Два сварщика взяли у всех собранные дрова и отравились к баракам, в то время как остальные пошли в магазин купить хлеба и еще что-нибудь, что можно было там достать.

Кооператив строителей доменных печей находился в большом одноэтажном здании, почти не отапливаемом и очень грязном. Когда мы подошли к нему, то увидели, иго там полным-полно рабочих и снаружи, от двери магазина выстроилась очередь.

— Странно, — сказал Попов. — Наверное, там продают что-нибудь особенное.

Мы подошли поближе и задали традиционный русский вопрос: «Что дают?»

— Только хлеб, — ответил один из рабочих, стоявших в очереди. — Утром хлеба не было. Его привезли только полчаса назад.

Рис. 4. Магазинчик в открытой степи

Мы встали в очередь. Она двигалась очень медленно. Прошло десять минут, прежде чем мы добрались до двери магазина, и еще двадцать минут, пока мы подошли к прилавку. На полках позади прилавка не было абсолютно ничего, кроме четырех коробок с искусственным кофе и целой выставки духов. Продавали и покупали только черный хлеб. Продавщица большим мясницким ножом резала свежие буханки, от которых шел пар. Ей редко приходилось дважды взвешивать один и тот же кусок. Служащий магазина, повязанный грязным белым фартуком поверх овчинного тулупа, отрывал талоны с номерами от хлебных карточек рабочих по мере того, как их ему подавали. Вторая девушка-продавщица принимала деньги — тридцать пять копеек за килограмм (около пятнадцати копеек за фунт). Как раз в тот момент, когда Попов подошел к прилавку, высокий, похожий на монгола парень, растолкав всех плечами, попытался взять хлеб без очереди. Разразилась целая буря недовольства.

— Если ты мастер, то иди в магазин для мастеров!
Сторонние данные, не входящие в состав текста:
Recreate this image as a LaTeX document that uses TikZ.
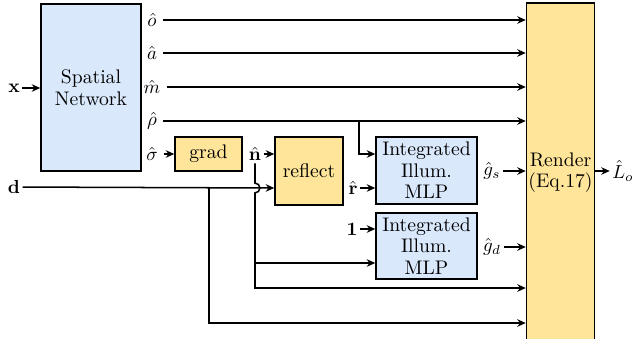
\documentclass[tikz,border=0pt]{standalone}
\usepackage{amsmath}
\usetikzlibrary{arrows.meta}
\definecolor{netblue}{HTML}{DAE8FC}
\definecolor{opyellow}{HTML}{FFE599}
\begin{document}
\begin{tikzpicture}[x=0.0186cm, y=-0.0186cm, >={Stealth[length=4.5pt,width=4pt]}, line width=0.8pt,
  every node/.style={font=\fontsize{10.4}{11.4}\selectfont},
  bluebox/.style={draw, fill=netblue, align=center, inner sep=1pt},
  yellowbox/.style={draw, fill=opyellow, align=center, inner sep=1pt},
  lbl/.style={inner sep=1pt}]
\useasboundingbox (0,0) rectangle (636,338);
% blocks
\node[bluebox, minimum width=1.86cm, minimum height=3.106cm] (spatial) at (91,87.5) {Spatial\\Network};
\node[yellowbox, minimum width=1.246cm, minimum height=0.632cm] (grad) at (208.5,154) {grad};
\node[yellowbox, minimum width=1.265cm, minimum height=1.265cm] (reflect) at (309,171) {reflect};
\node[bluebox, minimum width=1.879cm, minimum height=1.246cm] (mlps) at (426.5,170.5) {Integrated\\Illum.\\MLP};
\node[bluebox, minimum width=1.879cm, minimum height=1.228cm] (mlpd) at (426.5,246) {Integrated\\Illum.\\MLP};
\node[yellowbox, minimum width=1.246cm, minimum height=6.305cm] (render) at (560.5,172.5) {Render\\(Eq.17)};
% labels
\node[lbl] (x) at (14,88) {$\mathbf{x}$};
\node[lbl] (d) at (14,187) {$\mathbf{d}$};
\node[lbl] (o) at (152,20) {$\hat{o}$};
\node[lbl] (a) at (152,53) {$\hat{a}$};
\node[lbl] (m) at (152,87) {$\hat{m}$};
\node[lbl] (rho) at (152,121) {$\hat{\rho}$};
\node[lbl] (sigma) at (152,154) {$\hat{\sigma}$};
\node[lbl] (n) at (255,154) {$\hat{\mathbf{n}}$};
\node[lbl] (r) at (353,188) {$\hat{\mathbf{r}}$};
\node[lbl] (one) at (352,229) {$\mathbf{1}$};
\node[lbl] (gs) at (492,171) {$\hat{g}_s$};
\node[lbl] (gd) at (492,247) {$\hat{g}_d$};
\node[lbl] (lo) at (623,171) {$\hat{L}_o$};
\coordinate (rb) at (359,121);
\coordinate (rowr) at (0,154);
\coordinate (rown) at (0,263);
\coordinate (rowe) at (0,288);
\coordinate (dbr) at (209,188);
\coordinate (rowf) at (0,323);
% connectors
\draw[->] (x) -- (x -| spatial.west);
\foreach \k in {o,a,m,rho}
  \draw[->] ([xshift=2pt]\k.east) -- (\k -| render.west);
\draw[->] (rb) |- (rowr -| mlps.west);
\draw[->] ([xshift=2pt]sigma.east) -- (grad);
\draw[->] (n) -- (n -| reflect.west);
\draw[->] (d) -- (dbr -| reflect.west);
\draw[->] (dbr) |- (rowf -| render.west);
\draw[->] (n.south) -- ([yshift=2.6pt]n.south |- dbr) arc[start angle=90, end angle=-90, radius=2.6pt] |- (rowe -| render.west);
\draw[->] (n.south |- rown) -- (rown -| mlpd.west);
\draw[->] (r) -- (r -| mlps.west);
\draw[->] (one) -- (one -| mlpd.west);
\draw[->] (gs) -- (gs -| render.west);
\draw[->] (gd) -- (gd -| render.west);
\draw[->] (render.east |- lo) -- (lo);
\end{tikzpicture}
\end{document}
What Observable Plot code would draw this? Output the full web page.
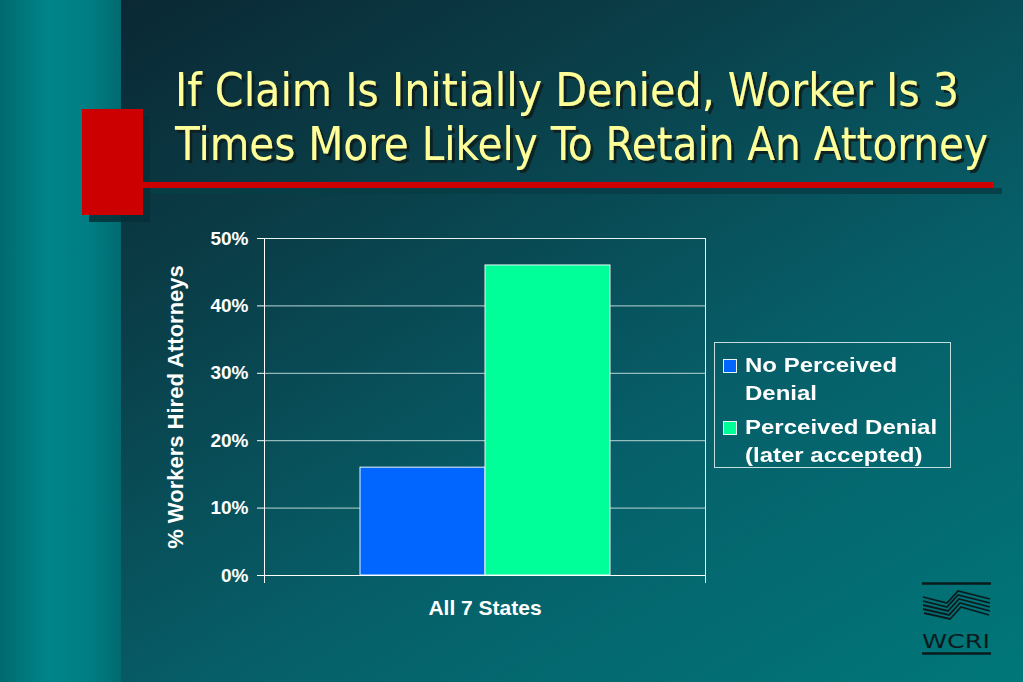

А если ты прикреплен к этому магазину, то вставай в очередь! — сказали в один голос сорок человек. Большой монгол стал протестовать, произнося на ломаном русском языке фразы о правах национальных меньшинств. И все-таки хлеб он без очереди не получил. Слишком многие рабочие, принадлежащие к национальным меньшинствам, пытались получить что-нибудь даром или без очереди, или же добиться других привилегий, подводя под это в качестве основы ленинскую национальную политику. Но теперь им это уже больше не удавалось.

Попов вытащил потрепанный бумажник и начал искать там мелочь, чтобы заплатить за хлеб. Бумажник был набит деньгами, у него при себе было больше двухсот рублей[24]. Неделю назад он получил зарплату за прошлый месяц (с опозданием всего лишь на десять дней), но купить было нечего. Он получил хлеб для себя, для Гриши, ушедшего за молоком на раздаточный пункт, и для Гришиной жены и стал проталкиваться к выходу. Под мышкой у него было пять килограммов (двенадцать фунтов) хлеба. Это были двухдневные рационы для двух рабочих и одного иждивенца. Я получил свой хлеб, и мы пошли в промтоварный магазин, находившийся через дорогу, чтобы купить пару рукавиц на шерстяной подкладке для Попова, которому они были, очень нужны. Однако в магазине было пусто, и через окно мы разглядели только маленькую стопку шелковых носовых платков и летних мужских рубашек, которые уже несколько дней были единственным товаром в магазине.

— Паршивое дело, — сказал Попов, — летом продаются овчинные тулупы, а зимой нет ничего, кроме шелковых носовых платков. Я думаю, мне надо завтра сходить на базар и купить там рукавицы и пару брюк.